>> start Source excerpt

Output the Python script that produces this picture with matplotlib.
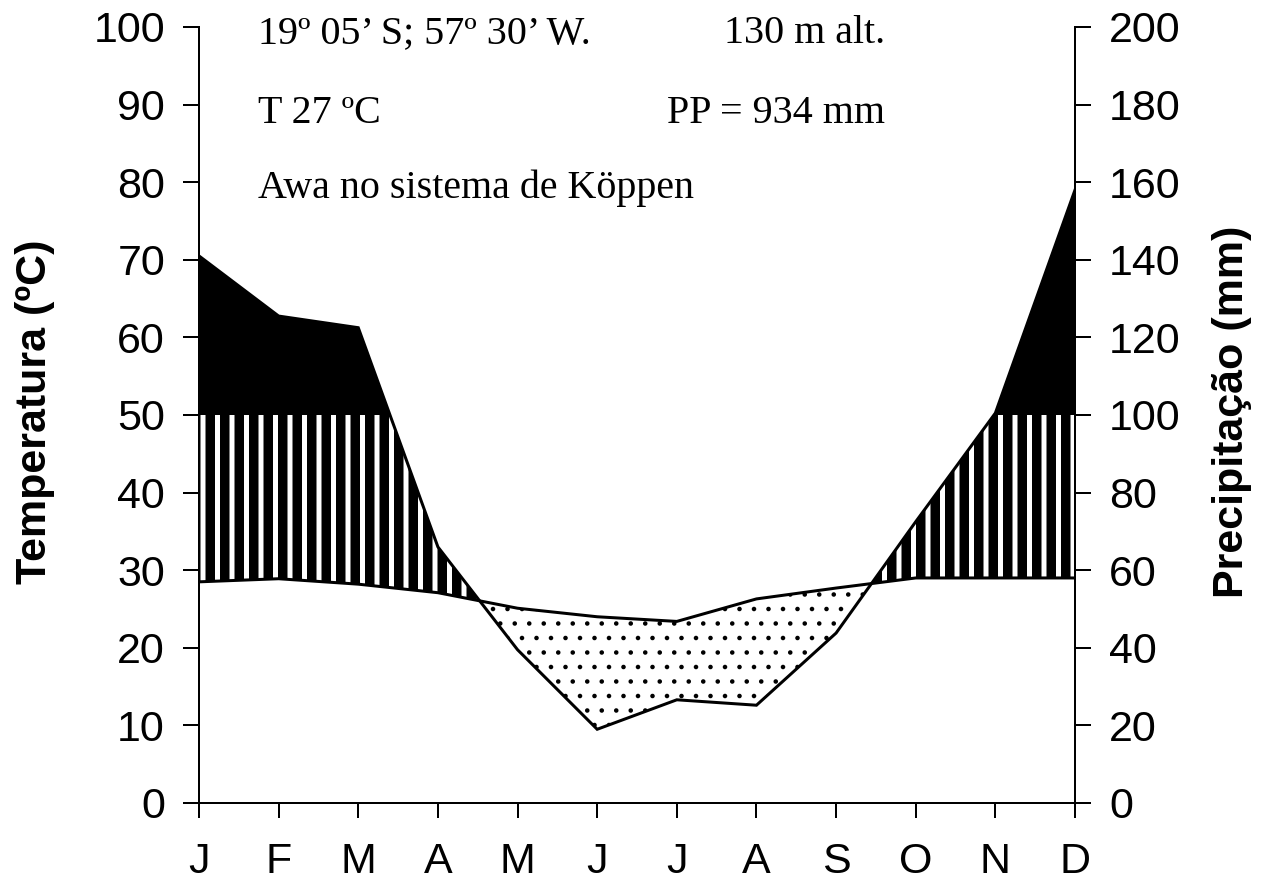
import numpy as np
import matplotlib
matplotlib.use("Agg")
import matplotlib.pyplot as plt

meses = ["J", "F", "M", "A", "M", "J", "J", "A", "S", "O", "N", "D"]
temperatura = [28.5, 28.9, 28.2, 27.1, 25.1, 24.0, 23.4, 26.3, 27.7, 29.0, 29.0, 29.0]  # ºC
precipitacao = [141, 125.5, 122.5, 66, 39.5, 19, 26.6, 25.2, 43.8, 72.5, 100.5, 158]  # mm

DPI = 87
PX = 72 / DPI  # pontos por pixel

plt.rcParams["font.family"] = ["Liberation Sans", "DejaVu Sans"]

fig = plt.figure(figsize=(1263 / DPI, 885 / DPI), dpi=DPI)
ax = fig.add_axes([199 / 1263, 82 / 885, 876 / 1263, 776 / 885])

x = np.arange(len(meses))
temp = np.array(temperatura)
prec = np.array(precipitacao) / 2  # escala 1 ºC = 2 mm

# grade fina so para os preenchimentos
xf = np.linspace(0, 11, 2201)
tf = np.interp(xf, x, temp)
pf = np.interp(xf, x, prec)

# periodo super-umido (> 100 mm)
ax.fill_between(xf, 50, pf, where=pf >= 50, facecolor="black",
                edgecolor="black", linewidth=0)

# periodo umido : listras verticais
with plt.rc_context({"hatch.linewidth": 9.5 * PX}):
    listras = ax.fill_between(xf, tf, np.minimum(pf, 50), where=pf >= tf,
                              facecolor="white", edgecolor="black",
                              linewidth=0, hatch="|")
if hasattr(listras, "set_hatch_linewidth"):
    listras.set_hatch_linewidth(9.5 * PX)

# periodo seco : pontilhado
with plt.rc_context({"hatch.linewidth": 1.6 * PX}):
    pontos = ax.fill_between(xf, pf, tf, where=tf >= pf, facecolor="white",
                             edgecolor="black", linewidth=0, hatch=".")
if hasattr(pontos, "set_hatch_linewidth"):
    pontos.set_hatch_linewidth(1.6 * PX)

ax.plot(x, temp, color="black", linewidth=3 * PX, solid_joinstyle="miter")
ax.plot(x, prec, color="black", linewidth=3 * PX, solid_joinstyle="miter")

ax.set_xlim(0, 11)
ax.set_ylim(0, 100)
ax.set_xticks(x)
ax.set_xticklabels(meses)
ax.set_yticks(np.arange(0, 101, 10))

ax2 = ax.twinx()
ax2.set_ylim(0, 200)
ax2.set_yticks(np.arange(0, 201, 20))

for a in (ax, ax2):
    for s in a.spines.values():
        s.set_linewidth(2 * PX)
    a.spines["top"].set_visible(False)
ax.spines["right"].set_visible(False)
ax2.spines["left"].set_visible(False)
ax2.spines["bottom"].set_visible(False)

fs = 43 * PX
ax.tick_params(axis="y", direction="out", length=16 * PX, width=2 * PX,
               labelsize=fs, pad=18 * PX)
ax.tick_params(axis="x", direction="out", length=15 * PX, width=2 * PX,
               labelsize=fs, pad=24 * PX)
ax2.tick_params(axis="y", direction="out", length=16 * PX, width=2 * PX,
                labelsize=fs, pad=18 * PX)

fig.text(35 / 1263, 1 - 412 / 885, "Temperatura (ºC)", rotation=90,
         ha="center", va="center", fontsize=fs, fontweight="bold")
fig.text(1232 / 1263, 1 - 412 / 885, "Precipitação (mm)", rotation=90,
         ha="center", va="center", fontsize=fs, fontweight="bold")

fs_serif = 40 * PX
serif = ["Liberation Serif", "DejaVu Serif"]
ax.text(0.74, 97.9, "19º 05’ S; 57º 30’ W.", family=serif, fontsize=fs_serif,
        ha="left", va="baseline")
ax.text(8.62, 97.9, "130 m alt.", family=serif, fontsize=fs_serif,
        ha="right", va="baseline")
ax.text(0.74, 87.6, "T 27 ºC", family=serif, fontsize=fs_serif,
        ha="left", va="baseline")
ax.text(8.62, 87.6, "PP = 934 mm", family=serif, fontsize=fs_serif,
        ha="right", va="baseline")
ax.text(0.74, 78.0, "Awa no sistema de Köppen", family=serif, fontsize=fs_serif,
        ha="left", va="baseline")

fig.savefig("out.png", dpi=DPI)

>> end Source excerpt

Written request
All of the material above should be reproduced exactly, except the pictures.

Finished exercise
Output the Python script that produces this picture with matplotlib.
import numpy as np
import matplotlib
matplotlib.use("Agg")
import matplotlib.pyplot as plt

meses = ["J", "F", "M", "A", "M", "J", "J", "A", "S", "O", "N", "D"]
temperatura = [28.5, 28.9, 28.2, 27.1, 25.1, 24.0, 23.4, 26.3, 27.7, 29.0, 29.0, 29.0]  # ºC
precipitacao = [141, 125.5, 122.5, 66, 39.5, 19, 26.6, 25.2, 43.8, 72.5, 100.5, 158]  # mm

DPI = 87
PX = 72 / DPI  # pontos por pixel

plt.rcParams["font.family"] = ["Liberation Sans", "DejaVu Sans"]

fig = plt.figure(figsize=(1263 / DPI, 885 / DPI), dpi=DPI)
ax = fig.add_axes([199 / 1263, 82 / 885, 876 / 1263, 776 / 885])

x = np.arange(len(meses))
temp = np.array(temperatura)
prec = np.array(precipitacao) / 2  # escala 1 ºC = 2 mm

# grade fina so para os preenchimentos
xf = np.linspace(0, 11, 2201)
tf = np.interp(xf, x, temp)
pf = np.interp(xf, x, prec)

# periodo super-umido (> 100 mm)
ax.fill_between(xf, 50, pf, where=pf >= 50, facecolor="black",
                edgecolor="black", linewidth=0)

# periodo umido : listras verticais
with plt.rc_context({"hatch.linewidth": 9.5 * PX}):
    listras = ax.fill_between(xf, tf, np.minimum(pf, 50), where=pf >= tf,
                              facecolor="white", edgecolor="black",
                              linewidth=0, hatch="|")
if hasattr(listras, "set_hatch_linewidth"):
    listras.set_hatch_linewidth(9.5 * PX)

# periodo seco : pontilhado
with plt.rc_context({"hatch.linewidth": 1.6 * PX}):
    pontos = ax.fill_between(xf, pf, tf, where=tf >= pf, facecolor="white",
                             edgecolor="black", linewidth=0, hatch=".")
if hasattr(pontos, "set_hatch_linewidth"):
    pontos.set_hatch_linewidth(1.6 * PX)

ax.plot(x, temp, color="black", linewidth=3 * PX, solid_joinstyle="miter")
ax.plot(x, prec, color="black", linewidth=3 * PX, solid_joinstyle="miter")

ax.set_xlim(0, 11)
ax.set_ylim(0, 100)
ax.set_xticks(x)
ax.set_xticklabels(meses)
ax.set_yticks(np.arange(0, 101, 10))

ax2 = ax.twinx()
ax2.set_ylim(0, 200)
ax2.set_yticks(np.arange(0, 201, 20))

for a in (ax, ax2):
    for s in a.spines.values():
        s.set_linewidth(2 * PX)
    a.spines["top"].set_visible(False)
ax.spines["right"].set_visible(False)
ax2.spines["left"].set_visible(False)
ax2.spines["bottom"].set_visible(False)

fs = 43 * PX
ax.tick_params(axis="y", direction="out", length=16 * PX, width=2 * PX,
               labelsize=fs, pad=18 * PX)
ax.tick_params(axis="x", direction="out", length=15 * PX, width=2 * PX,
               labelsize=fs, pad=24 * PX)
ax2.tick_params(axis="y", direction="out", length=16 * PX, width=2 * PX,
                labelsize=fs, pad=18 * PX)

fig.text(35 / 1263, 1 - 412 / 885, "Temperatura (ºC)", rotation=90,
         ha="center", va="center", fontsize=fs, fontweight="bold")
fig.text(1232 / 1263, 1 - 412 / 885, "Precipitação (mm)", rotation=90,
         ha="center", va="center", fontsize=fs, fontweight="bold")

fs_serif = 40 * PX
serif = ["Liberation Serif", "DejaVu Serif"]
ax.text(0.74, 97.9, "19º 05’ S; 57º 30’ W.", family=serif, fontsize=fs_serif,
        ha="left", va="baseline")
ax.text(8.62, 97.9, "130 m alt.", family=serif, fontsize=fs_serif,
        ha="right", va="baseline")
ax.text(0.74, 87.6, "T 27 ºC", family=serif, fontsize=fs_serif,
        ha="left", va="baseline")
ax.text(8.62, 87.6, "PP = 934 mm", family=serif, fontsize=fs_serif,
        ha="right", va="baseline")
ax.text(0.74, 78.0, "Awa no sistema de Köppen", family=serif, fontsize=fs_serif,
        ha="left", va="baseline")

fig.savefig("out.png", dpi=DPI)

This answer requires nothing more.